## Your goal
In the records below, work out how many lines hold the word "this". Report the number alone.

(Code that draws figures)
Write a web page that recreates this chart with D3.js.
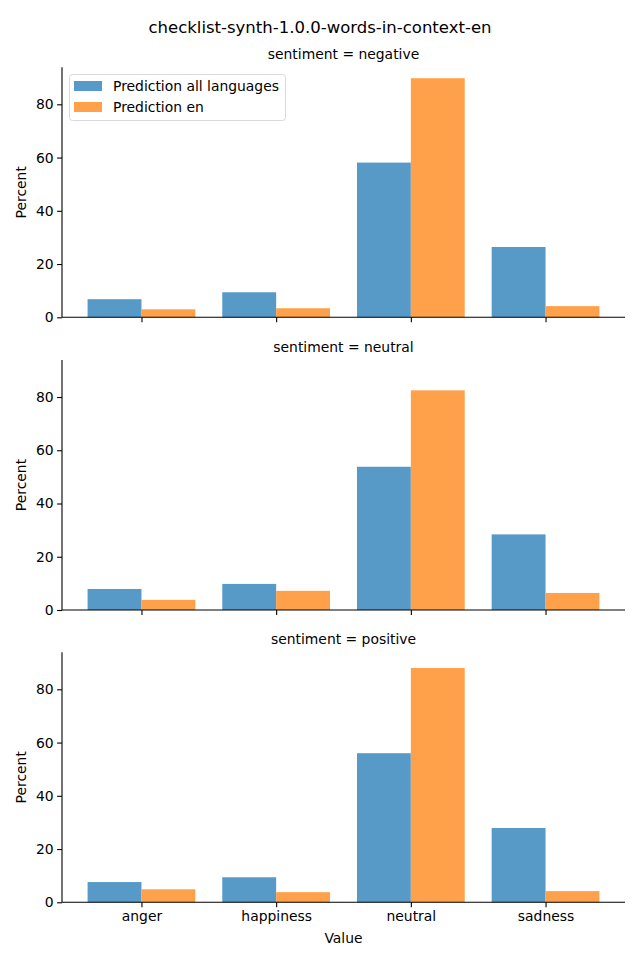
<!DOCTYPE html>
<html>
<head>
<meta charset="utf-8">
<script src="https://cdn.jsdelivr.net/npm/d3@7"></script>
<style>
  html, body { margin: 0; padding: 0; background: #fff; }
  svg { display: block; font-family: "DejaVu Sans", sans-serif; }
</style>
</head>
<body>
<svg id="chart" width="640" height="960"></svg>
<script>
const categories = ["anger", "happiness", "neutral", "sadness"];
const panels = ["negative", "neutral", "positive"];
const seriesNames = ["Prediction all languages", "Prediction en"];
// values per panel: [all languages, en]
const negativeAll = [6.8, 9.4, 58.1, 26.4];
const negativeEn  = [3.0, 3.4, 89.8, 4.2];
const neutralAll  = [7.9, 9.8, 53.8, 28.4];
const neutralEn   = [3.8, 7.2, 82.5, 6.4];
const positiveAll = [7.6, 9.4, 56.0, 27.9];
const positiveEn  = [4.9, 3.8, 88.0, 4.2];
const yTicks = [0, 20, 40, 60, 80];
const colors = ["#5799c7", "#ffa04a"];

const panelData = [
  [negativeAll, negativeEn],
  [neutralAll, neutralEn],
  [positiveAll, positiveEn]
];

const svg = d3.select("#chart");
const left = 62, right = 625;
const panelTops = [67.3, 360, 652.3];
const panelH = 250;

const x = d3.scaleLinear().domain([-0.59, 3.59]).range([left, right]);
const barW = 0.4;

svg.append("text")
  .attr("x", 320).attr("y", 33)
  .attr("text-anchor", "middle")
  .attr("font-size", "16.5px")
  .text("checklist-synth-1.0.0-words-in-context-en");

panels.forEach((p, pi) => {
  const top = panelTops[pi];
  const bottom = top + panelH;
  const y = d3.scaleLinear().domain([0, 93.9]).range([bottom, top]);
  const g = svg.append("g");

  // bars
  panelData[pi].forEach((vals, si) => {
    g.selectAll(null).data(vals).enter().append("rect")
      .attr("x", (d, i) => x(i - barW + si * barW))
      .attr("width", (d, i) => x(i + si * barW) - x(i - barW + si * barW))
      .attr("y", d => y(d))
      .attr("height", d => y(0) - y(d))
      .attr("fill", colors[si]);
  });

  // y axis
  const yAxis = d3.axisLeft(y).tickValues(yTicks).tickSize(4.9).tickPadding(3.5);
  const ya = g.append("g").attr("transform", `translate(${left},0)`).call(yAxis);
  ya.select(".domain").attr("stroke-width", 1.1).attr("d", `M-0,${top}V${bottom}`);
  ya.selectAll(".tick line").attr("stroke-width", 1.1);
  ya.selectAll(".tick text").attr("font-size", "13.9px").attr("font-family", "DejaVu Sans").attr("fill", "#000");

  // x axis
  const xAxis = d3.axisBottom(x).tickValues([0, 1, 2, 3])
    .tickFormat(pi === 2 ? (d => categories[d]) : (() => ""))
    .tickSize(4.9).tickPadding(3.5);
  const xa = g.append("g").attr("transform", `translate(0,${bottom})`).call(xAxis);
  xa.select(".domain").attr("stroke-width", 1.1).attr("d", `M${left},0H${right}`);
  xa.selectAll(".tick line").attr("stroke-width", 1.1);
  xa.selectAll(".tick text").attr("font-size", "13.9px").attr("font-family", "DejaVu Sans").attr("fill", "#000");

  // panel title
  g.append("text")
    .attr("x", (left + right) / 2).attr("y", top - 8)
    .attr("text-anchor", "middle")
    .attr("font-size", "13.9px")
    .text(`sentiment = ${p}`);

  // y label
  g.append("text")
    .attr("transform", `translate(26,${(top + bottom) / 2}) rotate(-90)`)
    .attr("text-anchor", "middle")
    .attr("font-size", "13.9px")
    .text("Percent");
});

// x label
svg.append("text")
  .attr("x", (left + right) / 2).attr("y", 943)
  .attr("text-anchor", "middle")
  .attr("font-size", "13.9px")
  .text("Value");

// legend
const lg = svg.append("g");
lg.append("rect")
  .attr("x", 69.5).attr("y", 74.5).attr("width", 216).attr("height", 46)
  .attr("rx", 3).attr("fill", "#fff").attr("fill-opacity", 0.8)
  .attr("stroke", "#d9d9d9").attr("stroke-width", 1);
seriesNames.forEach((n, i) => {
  lg.append("rect")
    .attr("x", 74).attr("y", 81 + i * 21).attr("width", 28).attr("height", 10)
    .attr("fill", colors[i]);
  lg.append("text")
    .attr("x", 113).attr("y", 91 + i * 21)
    .attr("font-size", "13.9px")
    .text(n);
});
</script>
</body>
</html>
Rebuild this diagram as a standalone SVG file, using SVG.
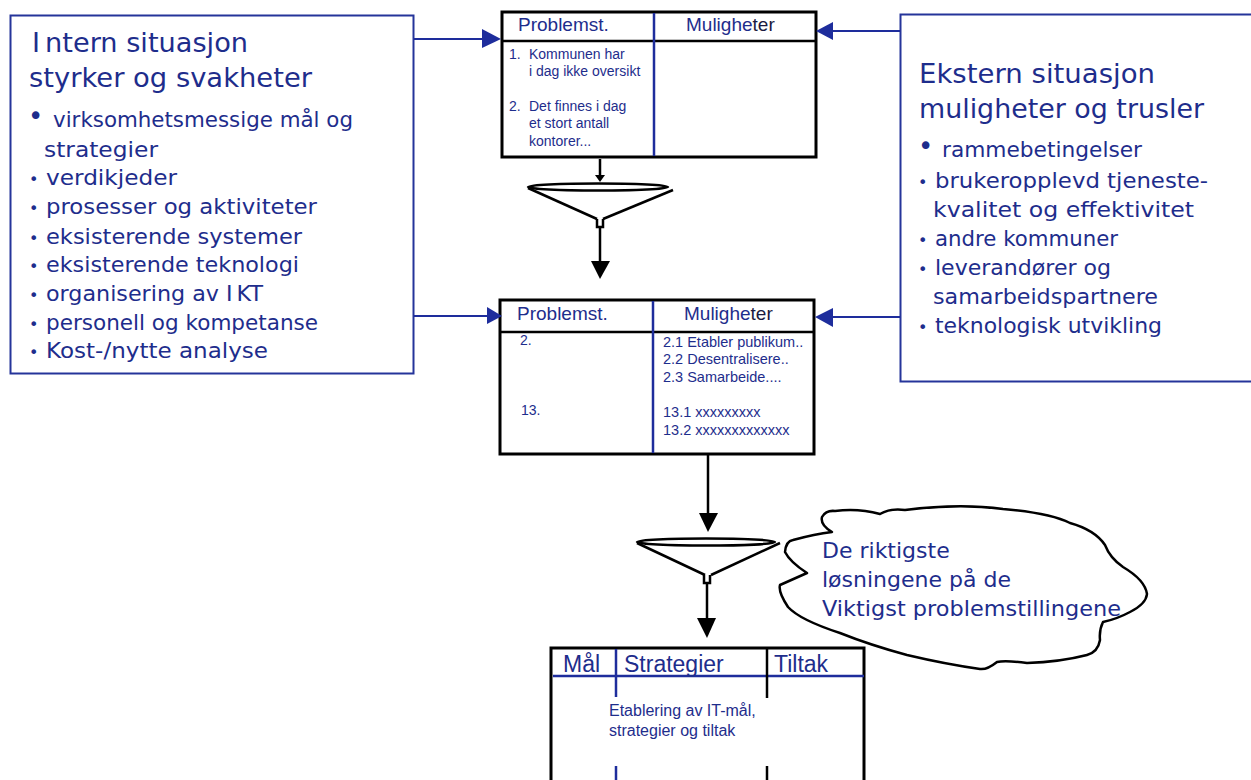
<svg xmlns="http://www.w3.org/2000/svg" width="1251" height="780" viewBox="0 0 1251 780">
<defs>
<style>
.bg{fill:#ffffff}
.box{fill:#ffffff;stroke:#25349a;stroke-width:2}
.tbl{fill:#ffffff;stroke:#000000;stroke-width:3}
.hl{stroke:#000000;stroke-width:2.5}
.bl{stroke:#1e2d9c;stroke-width:2.5}
.blk{stroke:#000000;stroke-width:2.5}
.conb{stroke:#1e2d9c;stroke-width:2;fill:none}
.headb{fill:#1e2d9c}
.con{stroke:#000000;stroke-width:2.5;fill:none}
.head{fill:#000000}
.fun{stroke:#000000;stroke-width:2.5;fill:none}
.t{fill:#1e2d8c}
.big{font-family:"DejaVu Sans",Verdana,sans-serif;font-size:27px}
.li{font-family:"DejaVu Sans",Verdana,sans-serif;font-size:22px}
.cl{font-family:"DejaVu Sans",Verdana,sans-serif;font-size:22px}
.th{font-family:"Liberation Sans",Arial,sans-serif;font-size:19px}
.tb{font-family:"Liberation Sans",Arial,sans-serif;font-size:14px}
.tb2{font-family:"Liberation Sans",Arial,sans-serif;font-size:14.5px}
.th3{font-family:"Liberation Sans",Arial,sans-serif;font-size:23px}
.tb3{font-family:"Liberation Sans",Arial,sans-serif;font-size:16px}
.dk{fill:#1a1a40}
.bs{font-family:"DejaVu Sans",sans-serif;font-size:16px}
.bb{font-family:"DejaVu Sans",sans-serif;font-size:26px}
</style>
</defs>
<rect class="bg" x="0" y="0" width="1251" height="780"/>

<g id="intern">
<rect class="box" x="10.5" y="15.5" width="403" height="358"/>
<text class="t big" x="32" y="52" textLength="216" lengthAdjust="spacingAndGlyphs">I<tspan dx="5">ntern situasjon</tspan></text>
<text class="t big" x="29" y="87" textLength="283" lengthAdjust="spacingAndGlyphs">styrker og svakheter</text>
<text class="t bb" x="28" y="125">•</text>
<text class="t li" x="53" y="127" textLength="300" lengthAdjust="spacingAndGlyphs">virksomhetsmessige mål og</text>
<text class="t li" x="44" y="157" textLength="114" lengthAdjust="spacingAndGlyphs">strategier</text>
<text class="t bs" x="29" y="185">•</text>
<text class="t li" x="46" y="185" textLength="131" lengthAdjust="spacingAndGlyphs">verdikjeder</text>
<text class="t bs" x="29" y="214">•</text>
<text class="t li" x="46" y="214" textLength="271" lengthAdjust="spacingAndGlyphs">prosesser og aktiviteter</text>
<text class="t bs" x="29" y="244">•</text>
<text class="t li" x="46" y="244" textLength="256" lengthAdjust="spacingAndGlyphs">eksisterende systemer</text>
<text class="t bs" x="29" y="272">•</text>
<text class="t li" x="46" y="272" textLength="253" lengthAdjust="spacingAndGlyphs">eksisterende teknologi</text>
<text class="t bs" x="29" y="301">•</text>
<text class="t li" x="46" y="301" textLength="217" lengthAdjust="spacingAndGlyphs">organisering av I<tspan dx="4">KT</tspan></text>
<text class="t bs" x="29" y="330">•</text>
<text class="t li" x="46" y="330" textLength="272" lengthAdjust="spacingAndGlyphs">personell og kompetanse</text>
<text class="t bs" x="29" y="358">•</text>
<text class="t li" x="46" y="358" textLength="222" lengthAdjust="spacingAndGlyphs">Kost-/nytte analyse</text>
</g>

<g id="ekstern">
<rect class="box" x="900.5" y="14.5" width="360" height="367"/>
<text class="t big" x="919" y="83" textLength="236" lengthAdjust="spacingAndGlyphs">Ekstern situasjon</text>
<text class="t big" x="919" y="118" textLength="285" lengthAdjust="spacingAndGlyphs">muligheter og trusler</text>
<text class="t bb" x="918" y="155">•</text>
<text class="t li" x="942" y="157" textLength="200" lengthAdjust="spacingAndGlyphs">rammebetingelser</text>
<text class="t bs" x="918" y="188">•</text>
<text class="t li" x="935" y="188" textLength="273" lengthAdjust="spacingAndGlyphs">brukeropplevd tjeneste-</text>
<text class="t li" x="933" y="217" textLength="261" lengthAdjust="spacingAndGlyphs">kvalitet og effektivitet</text>
<text class="t bs" x="918" y="246">•</text>
<text class="t li" x="935" y="246" textLength="183" lengthAdjust="spacingAndGlyphs">andre kommuner</text>
<text class="t bs" x="918" y="275">•</text>
<text class="t li" x="935" y="275" textLength="176" lengthAdjust="spacingAndGlyphs">leverandører og</text>
<text class="t li" x="933" y="304" textLength="225" lengthAdjust="spacingAndGlyphs">samarbeidspartnere</text>
<text class="t bs" x="918" y="333">•</text>
<text class="t li" x="935" y="333" textLength="227" lengthAdjust="spacingAndGlyphs">teknologisk utvikling</text>
</g>

<g id="table1">
<rect class="tbl" x="502" y="12" width="314" height="145"/>
<line class="hl" x1="502" y1="41" x2="816" y2="41"/>
<line class="bl" x1="654" y1="13" x2="654" y2="156"/>
<text class="t th" x="518" y="31">Problemst.</text>
<text class="t th" x="686" y="31">Mulighe<tspan class="dk">ter</tspan></text>
<text class="t tb"><tspan x="509" y="59">1.</tspan><tspan x="529" y="59">Kommunen har</tspan><tspan x="529" y="76">i dag ikke oversikt</tspan></text>
<text class="t tb"><tspan x="509" y="111">2.</tspan><tspan x="529" y="111">Det finnes i dag</tspan><tspan x="529" y="128">et stort antall</tspan><tspan x="529" y="146">kontorer...</tspan></text>
</g>

<g id="funnel1">
<ellipse class="fun" cx="598" cy="187" rx="70" ry="3.5" stroke-width="2"/>
<line class="fun" x1="528" y1="188" x2="597" y2="219"/>
<line class="fun" x1="673" y1="190" x2="603" y2="219"/>
<path class="fun" stroke-width="2" d="M597,219 V227 H603 V219"/>
</g>

<g id="table2">
<rect class="tbl" x="500" y="300" width="314" height="154"/>
<line class="hl" x1="500" y1="332" x2="814" y2="332"/>
<line class="bl" x1="653" y1="301" x2="653" y2="453"/>
<text class="t th" x="517" y="320">Problemst.</text>
<text class="t th" x="684" y="320">Mulighe<tspan class="dk">ter</tspan></text>
<text class="t tb" x="520" y="345">2.</text>
<text class="t tb" x="521" y="415">13.</text>
<text class="t tb2"><tspan x="663" y="347">2.1 Etabler publikum..</tspan><tspan x="663" y="364">2.2 Desentralisere..</tspan><tspan x="663" y="382">2.3 Samarbeide....</tspan><tspan x="663" y="417">13.1 xxxxxxxxx</tspan><tspan x="663" y="435">13.2 xxxxxxxxxxxxx</tspan></text>
</g>

<g id="funnel2">
<ellipse class="fun" cx="706" cy="542" rx="69" ry="3.5" stroke-width="2"/>
<line class="fun" x1="637" y1="543" x2="705" y2="575"/>
<line class="fun" x1="780" y1="543" x2="711" y2="575"/>
<path class="fun" stroke-width="2" d="M704,575 V583 H710 V575"/>
</g>

<g id="cloud">
<path fill="#ffffff" stroke="#000000" stroke-width="2.5" stroke-linejoin="round" d="M835,511 Q858,508 880,514 Q890,508 905,510 Q960,503 1003,509 Q1050,513 1070,523 Q1095,530 1105,545 Q1110,558 1123,567 Q1145,580 1147,594 Q1146,604 1130,612 Q1117,619 1103,622 Q1099,630 1100,640 Q1098,652 1087,655 Q1060,662 1027,663 Q1005,660 997,662 Q987,670 980,669 Q945,664 907,655 Q870,645 840,633 Q800,620 788,607 Q778,592 780,585 L807,573 Q790,562 785,552 Q786,541 793,540 Q815,534 832,532 Q820,525 822,517 Q826,510 835,511 Z"/>
<text class="t cl" x="822" y="558">De riktigste</text>
<text class="t cl" x="822" y="587">løsningene på de</text>
<text class="t cl" x="822" y="616" textLength="299" lengthAdjust="spacingAndGlyphs">Viktigst problemstillingene</text>
</g>

<g id="table3">
<rect class="tbl" x="551" y="648" width="313" height="145"/>
<line class="bl" x1="553" y1="676" x2="864" y2="676"/>
<line class="bl" x1="616" y1="649" x2="616" y2="697"/>
<line class="bl" x1="616" y1="766" x2="616" y2="780"/>
<line class="blk" x1="767" y1="649" x2="767" y2="698"/>
<line class="blk" x1="767" y1="766" x2="767" y2="780"/>
<text class="t th3" x="563" y="672">Mål</text>
<text class="t th3" x="624" y="672">Strategier</text>
<text class="t th3" x="774" y="672">Tiltak</text>
<text class="t tb3" x="609" y="716">Etablering av IT-mål,</text>
<text class="t tb3" x="609" y="736">strategier og tiltak</text>
</g>

<g id="connectors">
<line class="conb" x1="414" y1="39" x2="486" y2="39"/>
<polygon class="headb" points="482,29 501,39 482,48"/>
<line class="conb" x1="900" y1="31" x2="830" y2="31"/>
<polygon class="headb" points="833,22 816,31 833,40"/>
<line class="conb" x1="414" y1="316" x2="490" y2="316"/>
<polygon class="headb" points="487,307 502,316 487,324"/>
<line class="conb" x1="900" y1="317" x2="830" y2="317"/>
<polygon class="headb" points="833,308 815,317 833,327"/>
<line class="con" x1="600" y1="159" x2="600" y2="176"/>
<polygon class="head" points="595,175 605,175 600,182"/>
<line class="con" x1="600" y1="227" x2="600" y2="263"/>
<polygon class="head" points="591,261 610,261 600,279"/>
<line class="con" x1="708" y1="455" x2="708" y2="515"/>
<polygon class="head" points="699,513 718,513 708,532"/>
<line class="con" x1="707" y1="583" x2="707" y2="620"/>
<polygon class="head" points="697,618 716,618 707,638"/>
</g>
</svg>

## Full solution
2